■ **Problem description**: Copy all the data exactly, except the pictures.

● ● ●

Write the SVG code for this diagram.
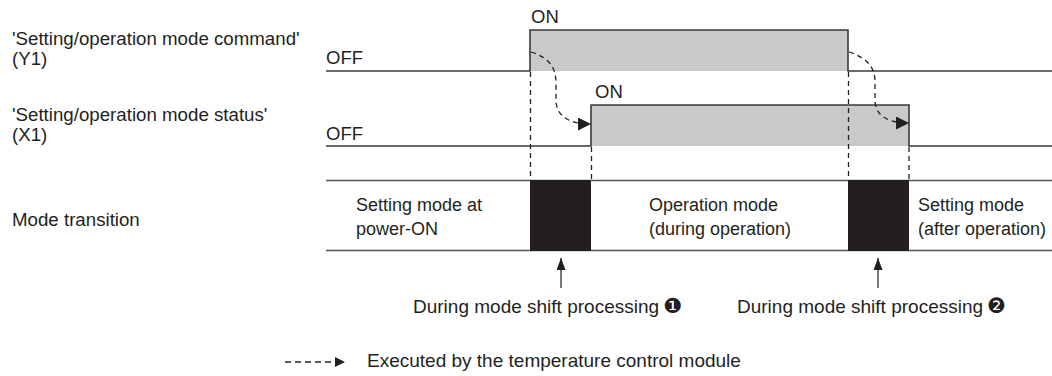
<svg xmlns="http://www.w3.org/2000/svg" width="1052" height="376" viewBox="0 0 1052 376">
<style>
text{font-family:"Liberation Sans",Arial,sans-serif;font-size:18px;fill:#231f20}
.lbl{font-size:18.7px}
.sw{font-size:18.5px}
.note{font-size:19px}
.sig{fill:none;stroke:#3a3a3a;stroke-width:1.6}
.grey{fill:#c8c9ca;stroke:none}
.band{stroke:#555;stroke-width:1.6;fill:none}
.vdash{stroke:#231f20;stroke-width:1.3;stroke-dasharray:5,4;fill:none}
.cdash{stroke:#231f20;stroke-width:1.3;stroke-dasharray:5,4;fill:none}
.ldash{stroke:#231f20;stroke-width:1.3;stroke-dasharray:6,4;fill:none}
.blk{fill:#231f20}
.ptr{stroke:#231f20;stroke-width:1.2;fill:none}
.num{font-family:"DejaVu Sans",sans-serif;font-size:21px;font-style:italic}
</style>
<defs>
<marker id="tri" markerUnits="userSpaceOnUse" markerWidth="13" markerHeight="13" refX="13" refY="6.5" orient="auto" viewBox="0 0 13 13">
<path d="M0,0 L13,6.5 L0,13 z" fill="#231f20"/>
</marker>
<marker id="tri-s" markerUnits="userSpaceOnUse" markerWidth="10" markerHeight="10" refX="10" refY="5" orient="auto" viewBox="0 0 10 10">
<path d="M0,0 L10,5 L0,10 z" fill="#231f20"/>
</marker>
<marker id="up" markerUnits="userSpaceOnUse" markerWidth="12" markerHeight="9" refX="12" refY="4.5" orient="auto" viewBox="0 0 12 9">
<path d="M0,0 L12,4.5 L0,9 z" fill="#231f20"/>
</marker>
</defs>

<g id="labels">
<text class="lbl" x="12" y="45">'Setting/operation mode command'</text>
<text class="lbl" x="12" y="65">(Y1)</text>
<text class="lbl" x="12" y="121">'Setting/operation mode status'</text>
<text class="lbl" x="12" y="141">(X1)</text>
<text class="lbl" x="12" y="226">Mode transition</text>
</g>

<g id="y1-signal">
<rect class="grey" x="530" y="30" width="318" height="41"/>
<path class="sig" d="M326,71 H530 V30 H848 V71 H1052"/>
<text class="sw" x="326" y="64">OFF</text>
<text class="sw" x="531" y="23">ON</text>
</g>

<g id="x1-signal">
<rect class="grey" x="591" y="105" width="318" height="41"/>
<path class="sig" d="M326,146 H591 V105 H909 V146 H1052"/>
<text class="sw" x="326" y="140">OFF</text>
<text class="sw" x="595" y="98">ON</text>
</g>

<g id="mode-band">
<path class="band" d="M326,180.5 H1052 M326,250.5 H1052"/>
<rect class="blk" x="530" y="180" width="61" height="71"/>
<rect class="blk" x="848" y="180" width="61" height="71"/>
<text x="356" y="211">Setting mode at</text>
<text x="356" y="235">power-ON</text>
<text x="649" y="211">Operation mode</text>
<text x="649" y="235">(during operation)</text>
<text x="918" y="211">Setting mode</text>
<text x="918" y="235">(after operation)</text>
</g>

<g id="connectors">
<path class="vdash" d="M530.5,72 V180 M591.5,147 V180 M848.5,72 V180 M909,147 V180"/>
<path class="cdash" d="M531,52 C550,58 556,68 556,84 L556,100 C556,114 566,124 591,124" marker-end="url(#tri)"/>
<path class="cdash" d="M849,52 C868,58 875,68 875,82 L875,100 C875,113 884,123 909,123" marker-end="url(#tri)"/>
<path class="ptr" d="M561,288 V258" marker-end="url(#up)"/>
<path class="ptr" d="M878,288 V258" marker-end="url(#up)"/>
</g>

<g id="notes">
<text class="note" x="413" y="313">During mode shift processing<tspan class="num" x="663" y="313">❶</tspan></text>
<text class="note" x="737" y="313">During mode shift processing<tspan class="num" x="987" y="313">❷</tspan></text>
</g>

<g id="legend">
<path class="ldash" d="M285,362 H345" marker-end="url(#tri-s)"/>
<text class="note" x="367" y="367">Executed by the temperature control module</text>
</g>
</svg>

● ● ●

■ **Problem solution**:
Write the SVG code for this diagram.
<svg xmlns="http://www.w3.org/2000/svg" width="1052" height="376" viewBox="0 0 1052 376">
<style>
text{font-family:"Liberation Sans",Arial,sans-serif;font-size:18px;fill:#231f20}
.lbl{font-size:18.7px}
.sw{font-size:18.5px}
.note{font-size:19px}
.sig{fill:none;stroke:#3a3a3a;stroke-width:1.6}
.grey{fill:#c8c9ca;stroke:none}
.band{stroke:#555;stroke-width:1.6;fill:none}
.vdash{stroke:#231f20;stroke-width:1.3;stroke-dasharray:5,4;fill:none}
.cdash{stroke:#231f20;stroke-width:1.3;stroke-dasharray:5,4;fill:none}
.ldash{stroke:#231f20;stroke-width:1.3;stroke-dasharray:6,4;fill:none}
.blk{fill:#231f20}
.ptr{stroke:#231f20;stroke-width:1.2;fill:none}
.num{font-family:"DejaVu Sans",sans-serif;font-size:21px;font-style:italic}
</style>
<defs>
<marker id="tri" markerUnits="userSpaceOnUse" markerWidth="13" markerHeight="13" refX="13" refY="6.5" orient="auto" viewBox="0 0 13 13">
<path d="M0,0 L13,6.5 L0,13 z" fill="#231f20"/>
</marker>
<marker id="tri-s" markerUnits="userSpaceOnUse" markerWidth="10" markerHeight="10" refX="10" refY="5" orient="auto" viewBox="0 0 10 10">
<path d="M0,0 L10,5 L0,10 z" fill="#231f20"/>
</marker>
<marker id="up" markerUnits="userSpaceOnUse" markerWidth="12" markerHeight="9" refX="12" refY="4.5" orient="auto" viewBox="0 0 12 9">
<path d="M0,0 L12,4.5 L0,9 z" fill="#231f20"/>
</marker>
</defs>

<g id="labels">
<text class="lbl" x="12" y="45">'Setting/operation mode command'</text>
<text class="lbl" x="12" y="65">(Y1)</text>
<text class="lbl" x="12" y="121">'Setting/operation mode status'</text>
<text class="lbl" x="12" y="141">(X1)</text>
<text class="lbl" x="12" y="226">Mode transition</text>
</g>

<g id="y1-signal">
<rect class="grey" x="530" y="30" width="318" height="41"/>
<path class="sig" d="M326,71 H530 V30 H848 V71 H1052"/>
<text class="sw" x="326" y="64">OFF</text>
<text class="sw" x="531" y="23">ON</text>
</g>

<g id="x1-signal">
<rect class="grey" x="591" y="105" width="318" height="41"/>
<path class="sig" d="M326,146 H591 V105 H909 V146 H1052"/>
<text class="sw" x="326" y="140">OFF</text>
<text class="sw" x="595" y="98">ON</text>
</g>

<g id="mode-band">
<path class="band" d="M326,180.5 H1052 M326,250.5 H1052"/>
<rect class="blk" x="530" y="180" width="61" height="71"/>
<rect class="blk" x="848" y="180" width="61" height="71"/>
<text x="356" y="211">Setting mode at</text>
<text x="356" y="235">power-ON</text>
<text x="649" y="211">Operation mode</text>
<text x="649" y="235">(during operation)</text>
<text x="918" y="211">Setting mode</text>
<text x="918" y="235">(after operation)</text>
</g>

<g id="connectors">
<path class="vdash" d="M530.5,72 V180 M591.5,147 V180 M848.5,72 V180 M909,147 V180"/>
<path class="cdash" d="M531,52 C550,58 556,68 556,84 L556,100 C556,114 566,124 591,124" marker-end="url(#tri)"/>
<path class="cdash" d="M849,52 C868,58 875,68 875,82 L875,100 C875,113 884,123 909,123" marker-end="url(#tri)"/>
<path class="ptr" d="M561,288 V258" marker-end="url(#up)"/>
<path class="ptr" d="M878,288 V258" marker-end="url(#up)"/>
</g>

<g id="notes">
<text class="note" x="413" y="313">During mode shift processing<tspan class="num" x="663" y="313">❶</tspan></text>
<text class="note" x="737" y="313">During mode shift processing<tspan class="num" x="987" y="313">❷</tspan></text>
</g>

<g id="legend">
<path class="ldash" d="M285,362 H345" marker-end="url(#tri-s)"/>
<text class="note" x="367" y="367">Executed by the temperature control module</text>
</g>
</svg>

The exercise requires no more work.